I have some grivel air-tecs G12 with the anti-snow ball pad. These are fine for winter hiking. Trouble is I started doing lots of more alpine stuuff and the G12s just dont cut it and it is quite scary hanging donw a blue ice face unable to get the toe points to bite.

TBH, you really need to go into a specialist store and get some proper advice.

Also don't forget an ice-axe,one without the other is far less safe.
 
I'll just say that if possible try to get some practice in on gentle slopes once you have them and have access to snow/ice, they're a bit strange to walk with when you first put them on. Goes without saying but be aware of ropes as you'll not only damage them if you stand on them but they easily catch on crampons and trip you ;)

Make sure you know how to self arrest with them on and practice so you have muscle memory too e.g. if you're sliding towards danger keep your feet up or you'll do what this guy demonstrates :)

That is why you need an ice-ax, crampons prevent you falling but if you want to self-arrest it is much safer and easier with an ice-axe.

I use a Black Diamond Raven ultra for non-technical work, nice and light but a steal head which will bite hard enough.
 
That would be great thanks. Didnt realise they did an extension bar.

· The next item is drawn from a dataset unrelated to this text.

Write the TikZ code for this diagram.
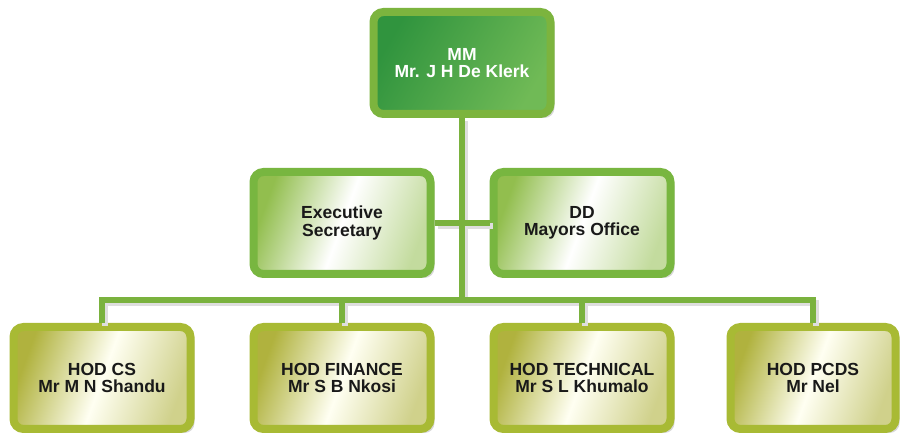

Ice axe definitly isnt needed.

If you don't need an axe then you don't need crampons. From my experience of winter walking/climbing an axe is useful a long time before crampons as it's much easier to either kick steps or use the adze if it's a very short bit of ice.
 
I'll just say that if possible try to get some practice in on gentle slopes once you have them and have access to snow/ice, they're a bit strange to walk with when you first put them on. Goes without saying but be aware of ropes as you'll not only damage them if you stand on them but they easily catch on crampons and trip you ;)

best near mis i've had is hit a really deep bit of snow (surface was all smooth but obviously there was a ditch/gully that had filled.


right foot went down to the hip in snow, left leg folded upwards under me with foot o nsurface, ended up standing on one leg with the points of my left crampon pointing up about 1" from my nut sack.